(Source code of charts)

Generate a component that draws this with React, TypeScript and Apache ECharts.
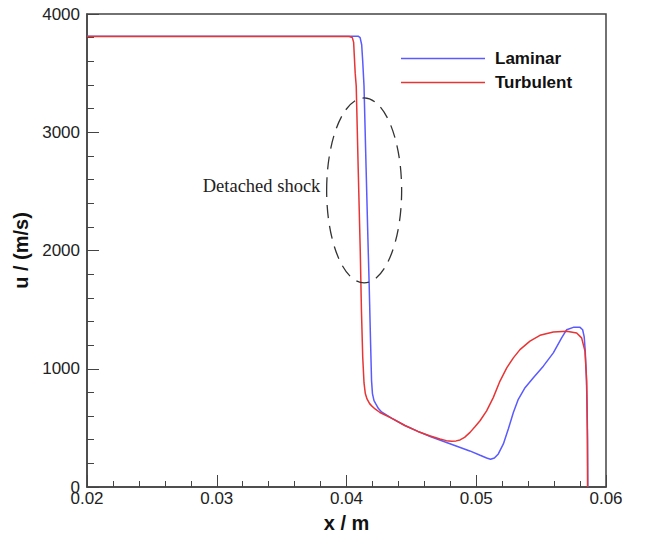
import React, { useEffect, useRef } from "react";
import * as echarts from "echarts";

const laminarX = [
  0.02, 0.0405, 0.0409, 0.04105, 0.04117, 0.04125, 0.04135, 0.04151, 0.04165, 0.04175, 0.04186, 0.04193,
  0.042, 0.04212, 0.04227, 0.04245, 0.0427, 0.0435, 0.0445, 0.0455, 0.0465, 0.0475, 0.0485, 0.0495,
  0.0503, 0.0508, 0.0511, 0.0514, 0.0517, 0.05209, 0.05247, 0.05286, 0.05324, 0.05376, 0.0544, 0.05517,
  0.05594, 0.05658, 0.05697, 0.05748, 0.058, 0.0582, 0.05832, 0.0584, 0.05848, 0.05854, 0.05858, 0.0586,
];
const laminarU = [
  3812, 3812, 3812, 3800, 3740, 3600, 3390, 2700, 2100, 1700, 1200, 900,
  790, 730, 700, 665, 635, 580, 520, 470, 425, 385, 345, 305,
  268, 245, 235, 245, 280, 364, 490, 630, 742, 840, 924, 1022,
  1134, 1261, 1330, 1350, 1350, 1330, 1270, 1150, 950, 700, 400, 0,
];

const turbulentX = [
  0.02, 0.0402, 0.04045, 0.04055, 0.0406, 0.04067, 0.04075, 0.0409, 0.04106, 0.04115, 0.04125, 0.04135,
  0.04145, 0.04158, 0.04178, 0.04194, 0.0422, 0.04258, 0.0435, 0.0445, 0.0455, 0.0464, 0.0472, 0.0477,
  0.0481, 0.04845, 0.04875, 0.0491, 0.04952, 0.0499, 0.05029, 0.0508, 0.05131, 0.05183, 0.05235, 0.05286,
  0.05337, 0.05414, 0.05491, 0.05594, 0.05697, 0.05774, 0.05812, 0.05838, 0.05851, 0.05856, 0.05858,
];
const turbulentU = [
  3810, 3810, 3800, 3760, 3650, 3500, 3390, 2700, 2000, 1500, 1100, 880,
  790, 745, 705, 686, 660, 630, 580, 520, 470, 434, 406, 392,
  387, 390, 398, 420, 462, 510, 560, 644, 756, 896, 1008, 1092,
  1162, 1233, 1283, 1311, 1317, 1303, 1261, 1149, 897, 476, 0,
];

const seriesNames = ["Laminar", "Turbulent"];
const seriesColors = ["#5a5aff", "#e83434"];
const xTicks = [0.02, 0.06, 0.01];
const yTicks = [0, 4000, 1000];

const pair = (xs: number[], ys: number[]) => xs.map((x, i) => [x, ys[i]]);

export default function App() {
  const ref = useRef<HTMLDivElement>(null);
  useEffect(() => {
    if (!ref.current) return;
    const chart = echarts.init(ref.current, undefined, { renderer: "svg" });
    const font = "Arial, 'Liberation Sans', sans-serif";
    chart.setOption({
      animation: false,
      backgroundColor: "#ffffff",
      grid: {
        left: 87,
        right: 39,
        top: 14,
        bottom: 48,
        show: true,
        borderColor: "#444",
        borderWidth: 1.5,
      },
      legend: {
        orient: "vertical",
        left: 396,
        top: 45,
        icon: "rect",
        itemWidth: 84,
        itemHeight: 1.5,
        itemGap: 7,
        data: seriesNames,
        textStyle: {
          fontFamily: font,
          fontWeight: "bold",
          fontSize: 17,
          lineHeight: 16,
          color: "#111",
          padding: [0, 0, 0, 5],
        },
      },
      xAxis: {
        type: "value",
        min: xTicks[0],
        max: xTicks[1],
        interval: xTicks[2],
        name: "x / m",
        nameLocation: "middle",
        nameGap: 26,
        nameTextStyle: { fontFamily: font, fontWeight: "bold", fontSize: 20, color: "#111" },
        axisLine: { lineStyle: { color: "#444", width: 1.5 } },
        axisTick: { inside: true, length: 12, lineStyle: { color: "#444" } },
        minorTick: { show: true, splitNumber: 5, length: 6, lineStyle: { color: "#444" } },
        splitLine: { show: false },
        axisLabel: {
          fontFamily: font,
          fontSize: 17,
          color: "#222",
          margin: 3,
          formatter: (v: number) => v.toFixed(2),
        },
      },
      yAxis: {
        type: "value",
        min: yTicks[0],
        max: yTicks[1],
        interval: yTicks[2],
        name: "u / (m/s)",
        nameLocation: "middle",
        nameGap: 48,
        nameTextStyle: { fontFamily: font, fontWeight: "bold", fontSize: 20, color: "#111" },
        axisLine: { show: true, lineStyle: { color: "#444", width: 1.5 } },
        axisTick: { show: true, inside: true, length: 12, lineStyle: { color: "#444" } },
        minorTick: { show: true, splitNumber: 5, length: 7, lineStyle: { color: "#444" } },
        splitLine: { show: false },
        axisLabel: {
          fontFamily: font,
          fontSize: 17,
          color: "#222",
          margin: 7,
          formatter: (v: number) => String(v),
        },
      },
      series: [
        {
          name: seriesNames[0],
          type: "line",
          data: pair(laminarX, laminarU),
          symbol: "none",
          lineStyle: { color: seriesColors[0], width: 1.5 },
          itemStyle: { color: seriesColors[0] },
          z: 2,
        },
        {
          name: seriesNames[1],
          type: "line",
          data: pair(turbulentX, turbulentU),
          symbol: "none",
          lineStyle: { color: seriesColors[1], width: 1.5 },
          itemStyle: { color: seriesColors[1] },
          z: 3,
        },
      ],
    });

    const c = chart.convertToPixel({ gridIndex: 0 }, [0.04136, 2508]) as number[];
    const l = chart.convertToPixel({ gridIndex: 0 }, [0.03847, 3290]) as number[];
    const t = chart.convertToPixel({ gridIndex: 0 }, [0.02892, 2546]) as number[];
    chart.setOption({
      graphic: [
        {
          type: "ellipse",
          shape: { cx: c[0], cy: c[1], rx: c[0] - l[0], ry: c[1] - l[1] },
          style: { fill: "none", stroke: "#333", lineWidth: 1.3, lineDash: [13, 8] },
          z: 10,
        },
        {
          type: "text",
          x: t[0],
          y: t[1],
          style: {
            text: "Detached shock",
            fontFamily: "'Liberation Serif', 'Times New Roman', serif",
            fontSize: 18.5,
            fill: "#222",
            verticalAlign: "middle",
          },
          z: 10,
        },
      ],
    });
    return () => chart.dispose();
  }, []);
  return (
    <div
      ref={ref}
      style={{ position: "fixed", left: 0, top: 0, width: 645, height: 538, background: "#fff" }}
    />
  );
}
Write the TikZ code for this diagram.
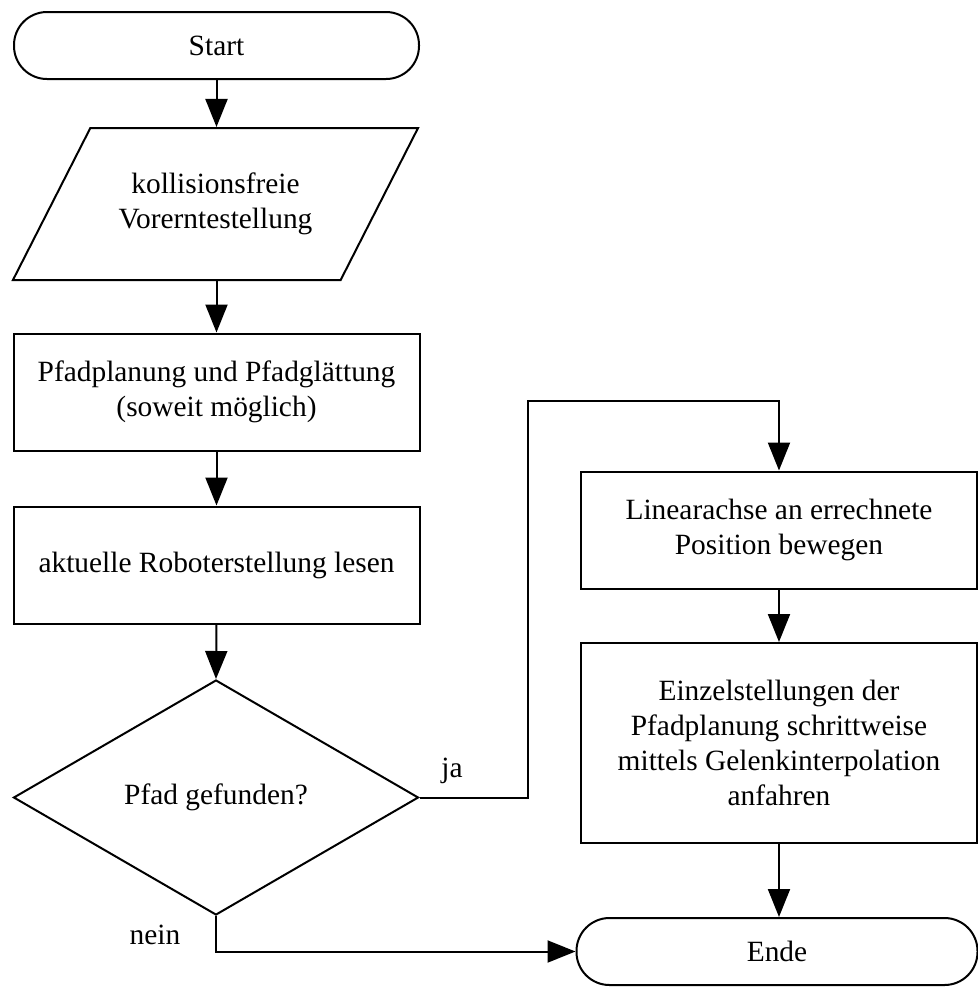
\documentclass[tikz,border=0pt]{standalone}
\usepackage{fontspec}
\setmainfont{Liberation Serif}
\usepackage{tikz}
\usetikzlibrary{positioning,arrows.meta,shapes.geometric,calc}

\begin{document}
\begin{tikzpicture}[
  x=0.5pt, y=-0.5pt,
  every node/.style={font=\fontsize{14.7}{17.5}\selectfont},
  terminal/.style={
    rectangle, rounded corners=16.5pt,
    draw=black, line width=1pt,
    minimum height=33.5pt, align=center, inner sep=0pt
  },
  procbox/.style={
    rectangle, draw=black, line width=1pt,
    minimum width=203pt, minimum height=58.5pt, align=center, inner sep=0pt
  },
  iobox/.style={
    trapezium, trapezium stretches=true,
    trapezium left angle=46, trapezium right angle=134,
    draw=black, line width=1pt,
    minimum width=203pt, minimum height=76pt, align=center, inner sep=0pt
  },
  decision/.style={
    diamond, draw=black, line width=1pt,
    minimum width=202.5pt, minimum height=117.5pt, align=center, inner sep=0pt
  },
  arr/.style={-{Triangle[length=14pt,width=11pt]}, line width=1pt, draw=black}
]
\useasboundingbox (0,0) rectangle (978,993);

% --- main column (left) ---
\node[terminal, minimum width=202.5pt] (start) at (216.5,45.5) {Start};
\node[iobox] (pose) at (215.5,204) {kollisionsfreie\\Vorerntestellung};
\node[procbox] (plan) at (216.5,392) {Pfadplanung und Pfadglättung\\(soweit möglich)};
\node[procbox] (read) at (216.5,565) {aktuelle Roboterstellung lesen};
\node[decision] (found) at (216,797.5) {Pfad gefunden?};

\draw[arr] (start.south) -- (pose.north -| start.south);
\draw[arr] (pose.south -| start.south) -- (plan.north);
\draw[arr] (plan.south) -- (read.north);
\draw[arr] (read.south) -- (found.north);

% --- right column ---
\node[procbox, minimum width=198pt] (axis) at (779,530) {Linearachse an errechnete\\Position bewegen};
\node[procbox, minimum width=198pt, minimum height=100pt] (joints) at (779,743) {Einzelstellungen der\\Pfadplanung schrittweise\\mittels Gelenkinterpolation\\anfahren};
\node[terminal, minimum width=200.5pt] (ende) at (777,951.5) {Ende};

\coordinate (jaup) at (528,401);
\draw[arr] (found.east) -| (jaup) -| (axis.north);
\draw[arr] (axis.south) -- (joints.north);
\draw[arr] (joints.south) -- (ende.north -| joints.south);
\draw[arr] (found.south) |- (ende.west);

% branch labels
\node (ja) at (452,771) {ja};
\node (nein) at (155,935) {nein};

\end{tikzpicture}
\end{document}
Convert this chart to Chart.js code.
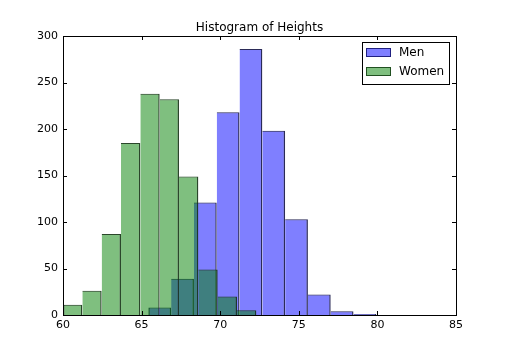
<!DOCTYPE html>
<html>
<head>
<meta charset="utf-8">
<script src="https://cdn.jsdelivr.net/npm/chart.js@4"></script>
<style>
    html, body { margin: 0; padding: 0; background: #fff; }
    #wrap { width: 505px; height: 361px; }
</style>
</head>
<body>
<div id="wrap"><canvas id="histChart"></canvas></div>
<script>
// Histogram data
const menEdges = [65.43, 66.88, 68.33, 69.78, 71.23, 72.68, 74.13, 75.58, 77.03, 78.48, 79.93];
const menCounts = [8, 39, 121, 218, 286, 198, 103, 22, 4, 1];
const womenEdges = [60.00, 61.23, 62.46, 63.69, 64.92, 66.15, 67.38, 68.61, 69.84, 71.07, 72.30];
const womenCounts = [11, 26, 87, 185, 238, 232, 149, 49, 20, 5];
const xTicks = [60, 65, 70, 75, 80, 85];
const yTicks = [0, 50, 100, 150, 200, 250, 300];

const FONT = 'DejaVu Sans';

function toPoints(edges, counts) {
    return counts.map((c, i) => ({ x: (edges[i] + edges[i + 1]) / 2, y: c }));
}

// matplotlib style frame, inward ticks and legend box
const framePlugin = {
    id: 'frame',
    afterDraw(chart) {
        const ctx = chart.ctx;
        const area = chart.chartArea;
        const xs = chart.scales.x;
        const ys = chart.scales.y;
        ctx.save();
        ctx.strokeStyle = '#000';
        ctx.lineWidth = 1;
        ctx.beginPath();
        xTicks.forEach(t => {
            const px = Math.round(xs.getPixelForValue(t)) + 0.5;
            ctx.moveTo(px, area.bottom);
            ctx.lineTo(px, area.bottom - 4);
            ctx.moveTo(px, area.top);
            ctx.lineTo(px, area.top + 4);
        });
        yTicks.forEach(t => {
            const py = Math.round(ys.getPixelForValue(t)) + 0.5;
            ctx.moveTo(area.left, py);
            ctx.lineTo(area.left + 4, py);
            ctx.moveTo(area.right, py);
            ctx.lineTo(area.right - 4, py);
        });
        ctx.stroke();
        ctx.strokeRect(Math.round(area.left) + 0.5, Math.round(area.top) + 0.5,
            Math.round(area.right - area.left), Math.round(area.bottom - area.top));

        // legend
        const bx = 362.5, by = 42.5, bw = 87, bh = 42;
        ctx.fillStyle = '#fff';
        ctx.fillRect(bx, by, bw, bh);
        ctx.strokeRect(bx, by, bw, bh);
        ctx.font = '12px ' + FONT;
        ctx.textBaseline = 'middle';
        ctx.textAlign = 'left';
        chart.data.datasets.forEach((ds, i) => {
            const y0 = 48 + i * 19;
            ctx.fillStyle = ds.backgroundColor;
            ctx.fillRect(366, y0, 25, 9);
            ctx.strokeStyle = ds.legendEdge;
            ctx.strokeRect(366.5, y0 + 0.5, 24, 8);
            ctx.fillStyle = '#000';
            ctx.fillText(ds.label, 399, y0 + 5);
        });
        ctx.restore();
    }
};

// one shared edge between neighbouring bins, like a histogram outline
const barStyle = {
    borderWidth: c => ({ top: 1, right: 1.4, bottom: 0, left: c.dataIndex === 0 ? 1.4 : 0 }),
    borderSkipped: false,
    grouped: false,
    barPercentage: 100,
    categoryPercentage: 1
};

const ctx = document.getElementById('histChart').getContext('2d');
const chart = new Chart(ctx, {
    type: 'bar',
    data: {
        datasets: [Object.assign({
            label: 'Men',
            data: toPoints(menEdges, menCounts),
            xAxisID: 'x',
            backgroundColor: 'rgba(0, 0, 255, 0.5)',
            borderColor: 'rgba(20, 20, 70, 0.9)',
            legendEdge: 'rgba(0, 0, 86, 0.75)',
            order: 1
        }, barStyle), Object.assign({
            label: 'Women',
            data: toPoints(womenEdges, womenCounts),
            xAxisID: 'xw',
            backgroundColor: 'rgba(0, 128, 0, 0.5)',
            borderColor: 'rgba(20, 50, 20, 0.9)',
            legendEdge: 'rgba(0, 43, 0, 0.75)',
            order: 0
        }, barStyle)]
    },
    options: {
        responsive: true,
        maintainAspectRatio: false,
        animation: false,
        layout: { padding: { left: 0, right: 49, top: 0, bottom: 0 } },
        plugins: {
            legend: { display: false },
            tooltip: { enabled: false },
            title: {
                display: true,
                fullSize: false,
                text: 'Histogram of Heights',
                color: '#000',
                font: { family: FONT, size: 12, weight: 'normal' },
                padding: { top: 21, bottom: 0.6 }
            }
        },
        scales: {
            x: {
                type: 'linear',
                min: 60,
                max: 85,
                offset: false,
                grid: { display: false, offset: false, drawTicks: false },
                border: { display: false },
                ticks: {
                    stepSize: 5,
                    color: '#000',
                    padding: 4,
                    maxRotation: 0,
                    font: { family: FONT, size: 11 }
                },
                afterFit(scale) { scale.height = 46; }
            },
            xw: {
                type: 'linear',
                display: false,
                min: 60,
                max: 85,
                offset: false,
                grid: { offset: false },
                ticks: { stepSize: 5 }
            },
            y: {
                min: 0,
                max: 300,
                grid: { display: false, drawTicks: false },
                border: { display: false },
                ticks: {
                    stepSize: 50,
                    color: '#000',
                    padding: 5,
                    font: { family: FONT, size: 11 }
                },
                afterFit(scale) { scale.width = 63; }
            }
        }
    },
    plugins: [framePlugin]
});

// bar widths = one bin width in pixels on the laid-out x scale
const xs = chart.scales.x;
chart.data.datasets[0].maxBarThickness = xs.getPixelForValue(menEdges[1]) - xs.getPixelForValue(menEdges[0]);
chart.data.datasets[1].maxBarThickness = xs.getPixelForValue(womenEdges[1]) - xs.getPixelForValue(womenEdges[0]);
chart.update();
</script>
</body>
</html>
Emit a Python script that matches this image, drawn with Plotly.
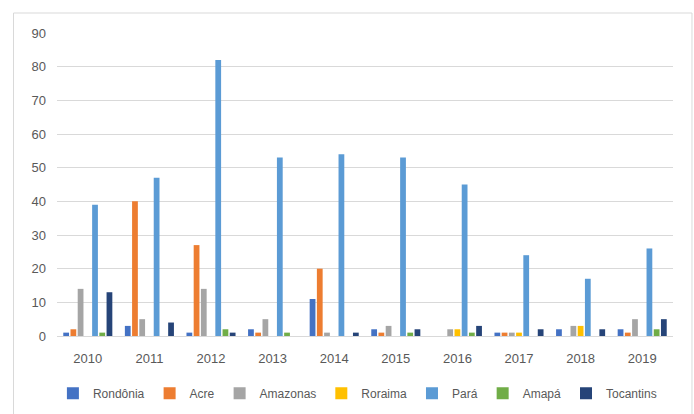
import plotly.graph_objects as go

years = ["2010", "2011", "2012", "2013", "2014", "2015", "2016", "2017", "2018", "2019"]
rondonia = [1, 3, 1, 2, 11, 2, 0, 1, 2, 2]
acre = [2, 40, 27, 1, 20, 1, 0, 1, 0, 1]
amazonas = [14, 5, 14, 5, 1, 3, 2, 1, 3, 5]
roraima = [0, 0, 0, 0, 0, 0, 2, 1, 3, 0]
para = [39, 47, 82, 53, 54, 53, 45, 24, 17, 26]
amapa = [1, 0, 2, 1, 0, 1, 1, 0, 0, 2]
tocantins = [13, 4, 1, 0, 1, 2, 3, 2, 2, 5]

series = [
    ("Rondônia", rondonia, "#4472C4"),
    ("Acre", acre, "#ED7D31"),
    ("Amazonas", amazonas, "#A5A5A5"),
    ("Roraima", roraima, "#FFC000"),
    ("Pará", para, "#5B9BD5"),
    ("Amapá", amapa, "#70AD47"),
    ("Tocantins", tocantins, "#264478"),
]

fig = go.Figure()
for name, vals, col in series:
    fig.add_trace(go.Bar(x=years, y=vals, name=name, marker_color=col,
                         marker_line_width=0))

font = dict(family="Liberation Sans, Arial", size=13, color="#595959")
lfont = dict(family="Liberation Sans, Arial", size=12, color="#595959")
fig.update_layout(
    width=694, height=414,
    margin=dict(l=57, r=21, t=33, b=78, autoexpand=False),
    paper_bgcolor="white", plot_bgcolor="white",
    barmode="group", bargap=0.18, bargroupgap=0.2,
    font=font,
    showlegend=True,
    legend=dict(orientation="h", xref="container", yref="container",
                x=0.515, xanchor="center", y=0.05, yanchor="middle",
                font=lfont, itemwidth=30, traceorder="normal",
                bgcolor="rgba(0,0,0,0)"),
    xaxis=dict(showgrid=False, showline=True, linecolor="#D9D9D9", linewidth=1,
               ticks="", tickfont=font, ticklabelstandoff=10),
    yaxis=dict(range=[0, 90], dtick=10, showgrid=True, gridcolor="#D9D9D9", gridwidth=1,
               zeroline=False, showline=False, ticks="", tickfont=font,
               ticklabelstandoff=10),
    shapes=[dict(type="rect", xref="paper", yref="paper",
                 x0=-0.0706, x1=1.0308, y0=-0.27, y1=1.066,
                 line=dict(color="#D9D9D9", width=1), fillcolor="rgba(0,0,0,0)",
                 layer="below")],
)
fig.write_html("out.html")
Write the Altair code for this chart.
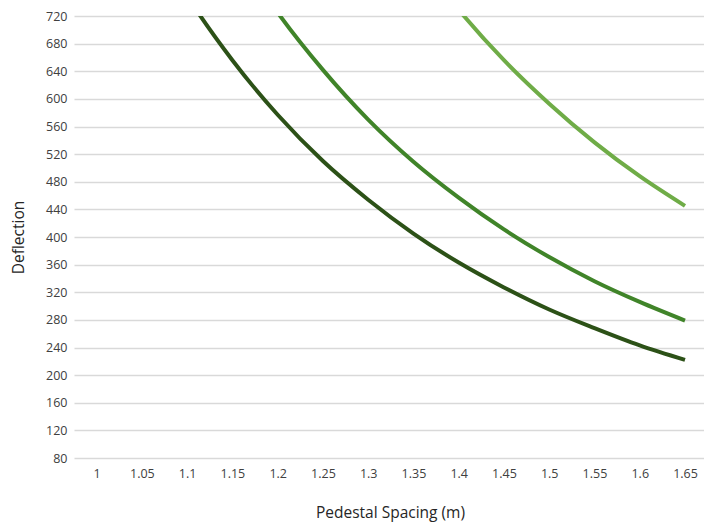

# INSTRUCTION
Repeat only the lines from the beginning of the material through the line containing "import * as", both ends kept, leaving pictures out.

# WRITTEN SOLUTION
Generate a component that draws this with React, TypeScript and Apache ECharts.
import React, { useEffect, useRef } from "react";
import * as echarts from "echarts";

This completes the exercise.